## Begin INFORMATION SHOWN

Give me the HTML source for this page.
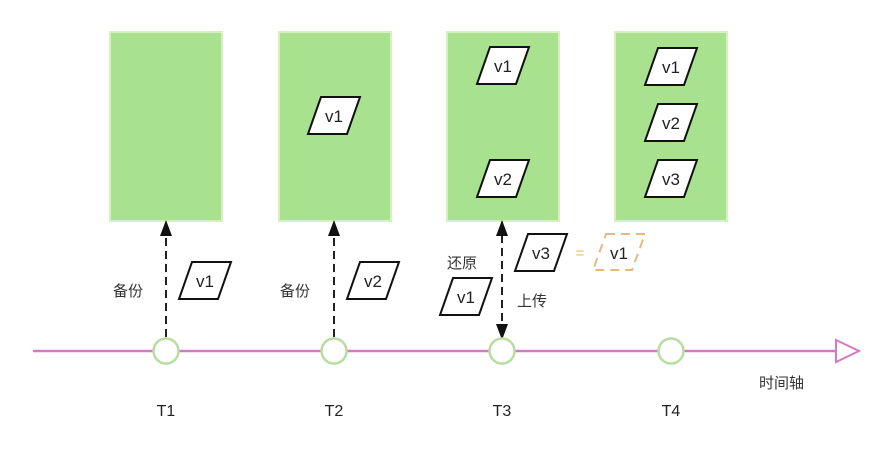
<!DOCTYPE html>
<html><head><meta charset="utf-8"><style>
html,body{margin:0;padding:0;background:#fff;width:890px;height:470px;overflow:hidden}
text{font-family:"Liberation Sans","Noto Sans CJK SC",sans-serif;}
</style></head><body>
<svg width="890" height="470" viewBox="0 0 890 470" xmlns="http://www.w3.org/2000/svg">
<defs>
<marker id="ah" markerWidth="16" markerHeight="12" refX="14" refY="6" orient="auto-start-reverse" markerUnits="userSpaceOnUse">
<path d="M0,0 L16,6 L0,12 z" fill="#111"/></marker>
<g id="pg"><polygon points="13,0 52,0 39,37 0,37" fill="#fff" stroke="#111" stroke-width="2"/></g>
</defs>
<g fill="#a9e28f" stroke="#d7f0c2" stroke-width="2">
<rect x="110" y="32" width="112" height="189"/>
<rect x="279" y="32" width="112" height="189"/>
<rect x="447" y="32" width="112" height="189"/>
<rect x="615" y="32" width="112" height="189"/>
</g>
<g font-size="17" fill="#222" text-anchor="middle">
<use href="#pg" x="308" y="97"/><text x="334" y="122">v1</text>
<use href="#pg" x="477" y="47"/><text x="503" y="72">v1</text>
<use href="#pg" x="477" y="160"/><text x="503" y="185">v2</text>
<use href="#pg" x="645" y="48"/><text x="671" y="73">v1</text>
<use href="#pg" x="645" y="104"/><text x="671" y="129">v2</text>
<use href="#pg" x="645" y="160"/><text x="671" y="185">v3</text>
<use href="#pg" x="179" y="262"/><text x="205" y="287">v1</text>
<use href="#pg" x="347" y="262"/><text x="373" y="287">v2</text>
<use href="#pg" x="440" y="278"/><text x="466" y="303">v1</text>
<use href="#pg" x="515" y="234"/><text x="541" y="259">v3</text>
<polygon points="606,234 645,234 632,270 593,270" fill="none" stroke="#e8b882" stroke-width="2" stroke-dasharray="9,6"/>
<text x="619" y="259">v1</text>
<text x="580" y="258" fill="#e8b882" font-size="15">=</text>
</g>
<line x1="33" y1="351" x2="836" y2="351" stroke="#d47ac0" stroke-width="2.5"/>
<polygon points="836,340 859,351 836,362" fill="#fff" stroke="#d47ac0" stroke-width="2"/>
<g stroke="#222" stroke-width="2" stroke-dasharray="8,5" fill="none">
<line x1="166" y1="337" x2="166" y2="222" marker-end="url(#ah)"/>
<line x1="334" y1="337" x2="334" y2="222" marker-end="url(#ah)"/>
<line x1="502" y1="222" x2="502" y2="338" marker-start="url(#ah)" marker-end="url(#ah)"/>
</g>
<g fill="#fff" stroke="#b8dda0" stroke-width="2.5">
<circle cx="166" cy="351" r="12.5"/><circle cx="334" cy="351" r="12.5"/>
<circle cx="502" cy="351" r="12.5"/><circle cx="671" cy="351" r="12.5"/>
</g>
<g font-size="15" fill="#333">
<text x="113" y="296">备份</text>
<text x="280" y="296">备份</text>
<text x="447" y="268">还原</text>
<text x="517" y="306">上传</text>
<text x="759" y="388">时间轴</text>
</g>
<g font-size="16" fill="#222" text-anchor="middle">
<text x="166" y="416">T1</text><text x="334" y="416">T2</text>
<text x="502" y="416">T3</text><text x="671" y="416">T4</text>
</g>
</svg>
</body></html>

## End INFORMATION SHOWN

The material above must be printed exactly, with its pictures left out.

Give me the HTML source for this page.
<!DOCTYPE html>
<html><head><meta charset="utf-8"><style>
html,body{margin:0;padding:0;background:#fff;width:890px;height:470px;overflow:hidden}
text{font-family:"Liberation Sans","Noto Sans CJK SC",sans-serif;}
</style></head><body>
<svg width="890" height="470" viewBox="0 0 890 470" xmlns="http://www.w3.org/2000/svg">
<defs>
<marker id="ah" markerWidth="16" markerHeight="12" refX="14" refY="6" orient="auto-start-reverse" markerUnits="userSpaceOnUse">
<path d="M0,0 L16,6 L0,12 z" fill="#111"/></marker>
<g id="pg"><polygon points="13,0 52,0 39,37 0,37" fill="#fff" stroke="#111" stroke-width="2"/></g>
</defs>
<g fill="#a9e28f" stroke="#d7f0c2" stroke-width="2">
<rect x="110" y="32" width="112" height="189"/>
<rect x="279" y="32" width="112" height="189"/>
<rect x="447" y="32" width="112" height="189"/>
<rect x="615" y="32" width="112" height="189"/>
</g>
<g font-size="17" fill="#222" text-anchor="middle">
<use href="#pg" x="308" y="97"/><text x="334" y="122">v1</text>
<use href="#pg" x="477" y="47"/><text x="503" y="72">v1</text>
<use href="#pg" x="477" y="160"/><text x="503" y="185">v2</text>
<use href="#pg" x="645" y="48"/><text x="671" y="73">v1</text>
<use href="#pg" x="645" y="104"/><text x="671" y="129">v2</text>
<use href="#pg" x="645" y="160"/><text x="671" y="185">v3</text>
<use href="#pg" x="179" y="262"/><text x="205" y="287">v1</text>
<use href="#pg" x="347" y="262"/><text x="373" y="287">v2</text>
<use href="#pg" x="440" y="278"/><text x="466" y="303">v1</text>
<use href="#pg" x="515" y="234"/><text x="541" y="259">v3</text>
<polygon points="606,234 645,234 632,270 593,270" fill="none" stroke="#e8b882" stroke-width="2" stroke-dasharray="9,6"/>
<text x="619" y="259">v1</text>
<text x="580" y="258" fill="#e8b882" font-size="15">=</text>
</g>
<line x1="33" y1="351" x2="836" y2="351" stroke="#d47ac0" stroke-width="2.5"/>
<polygon points="836,340 859,351 836,362" fill="#fff" stroke="#d47ac0" stroke-width="2"/>
<g stroke="#222" stroke-width="2" stroke-dasharray="8,5" fill="none">
<line x1="166" y1="337" x2="166" y2="222" marker-end="url(#ah)"/>
<line x1="334" y1="337" x2="334" y2="222" marker-end="url(#ah)"/>
<line x1="502" y1="222" x2="502" y2="338" marker-start="url(#ah)" marker-end="url(#ah)"/>
</g>
<g fill="#fff" stroke="#b8dda0" stroke-width="2.5">
<circle cx="166" cy="351" r="12.5"/><circle cx="334" cy="351" r="12.5"/>
<circle cx="502" cy="351" r="12.5"/><circle cx="671" cy="351" r="12.5"/>
</g>
<g font-size="15" fill="#333">
<text x="113" y="296">备份</text>
<text x="280" y="296">备份</text>
<text x="447" y="268">还原</text>
<text x="517" y="306">上传</text>
<text x="759" y="388">时间轴</text>
</g>
<g font-size="16" fill="#222" text-anchor="middle">
<text x="166" y="416">T1</text><text x="334" y="416">T2</text>
<text x="502" y="416">T3</text><text x="671" y="416">T4</text>
</g>
</svg>
</body></html>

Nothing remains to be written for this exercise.